◆ SET EXERCISE ◆
Search the data below for "with"; list each line that holds it.
------------------------------------------------
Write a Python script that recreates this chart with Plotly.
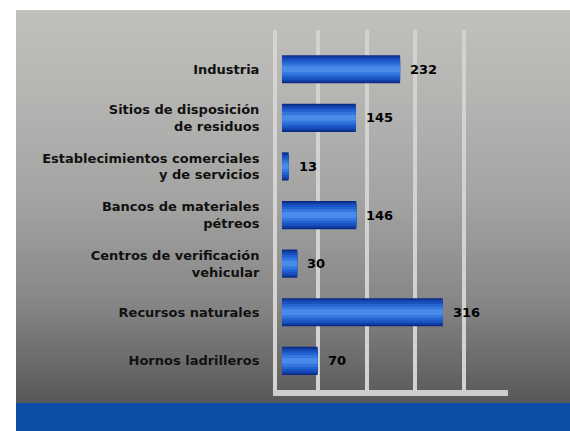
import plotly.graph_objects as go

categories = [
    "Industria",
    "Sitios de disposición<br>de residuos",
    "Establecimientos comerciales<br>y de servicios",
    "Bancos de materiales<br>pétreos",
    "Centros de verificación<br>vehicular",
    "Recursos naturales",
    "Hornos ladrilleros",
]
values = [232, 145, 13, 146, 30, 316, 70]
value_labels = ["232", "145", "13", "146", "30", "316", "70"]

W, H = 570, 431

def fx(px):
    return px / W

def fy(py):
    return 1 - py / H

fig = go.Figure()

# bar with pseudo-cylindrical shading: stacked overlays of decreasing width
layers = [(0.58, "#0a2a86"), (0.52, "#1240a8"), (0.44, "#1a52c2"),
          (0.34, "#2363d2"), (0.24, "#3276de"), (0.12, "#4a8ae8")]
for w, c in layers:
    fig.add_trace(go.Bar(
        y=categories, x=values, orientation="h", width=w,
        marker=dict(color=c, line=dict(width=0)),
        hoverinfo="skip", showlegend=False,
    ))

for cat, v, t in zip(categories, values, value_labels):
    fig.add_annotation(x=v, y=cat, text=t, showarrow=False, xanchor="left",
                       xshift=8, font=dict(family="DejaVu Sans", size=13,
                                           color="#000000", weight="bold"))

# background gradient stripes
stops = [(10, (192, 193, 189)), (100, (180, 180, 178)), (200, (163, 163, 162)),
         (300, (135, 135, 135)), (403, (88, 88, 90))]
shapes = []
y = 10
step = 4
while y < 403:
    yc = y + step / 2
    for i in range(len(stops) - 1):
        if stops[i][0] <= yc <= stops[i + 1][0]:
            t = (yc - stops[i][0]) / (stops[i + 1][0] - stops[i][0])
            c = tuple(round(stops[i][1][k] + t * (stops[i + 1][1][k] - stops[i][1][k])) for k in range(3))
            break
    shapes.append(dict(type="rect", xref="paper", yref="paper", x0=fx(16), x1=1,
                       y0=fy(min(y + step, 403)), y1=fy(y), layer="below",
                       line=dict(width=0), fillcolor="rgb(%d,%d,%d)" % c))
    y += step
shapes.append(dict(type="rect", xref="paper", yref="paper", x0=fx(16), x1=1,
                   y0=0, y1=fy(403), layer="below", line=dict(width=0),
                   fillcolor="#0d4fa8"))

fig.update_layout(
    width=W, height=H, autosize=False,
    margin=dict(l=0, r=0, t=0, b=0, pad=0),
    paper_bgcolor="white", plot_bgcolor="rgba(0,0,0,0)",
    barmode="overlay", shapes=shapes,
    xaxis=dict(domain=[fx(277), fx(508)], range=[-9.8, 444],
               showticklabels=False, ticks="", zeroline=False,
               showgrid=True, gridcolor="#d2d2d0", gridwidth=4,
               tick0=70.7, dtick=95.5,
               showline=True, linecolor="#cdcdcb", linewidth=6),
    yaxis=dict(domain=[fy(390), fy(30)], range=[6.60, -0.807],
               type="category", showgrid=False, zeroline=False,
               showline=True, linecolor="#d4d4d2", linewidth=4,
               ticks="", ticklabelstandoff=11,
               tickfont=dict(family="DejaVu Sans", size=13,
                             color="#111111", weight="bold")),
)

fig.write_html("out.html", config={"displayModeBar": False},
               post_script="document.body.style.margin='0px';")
------------------------------------------------
◆ SOLUTION TO THIS TASK ◆
Write a Python script that recreates this chart with Plotly.
# bar with pseudo-cylindrical shading: stacked overlays of decreasing width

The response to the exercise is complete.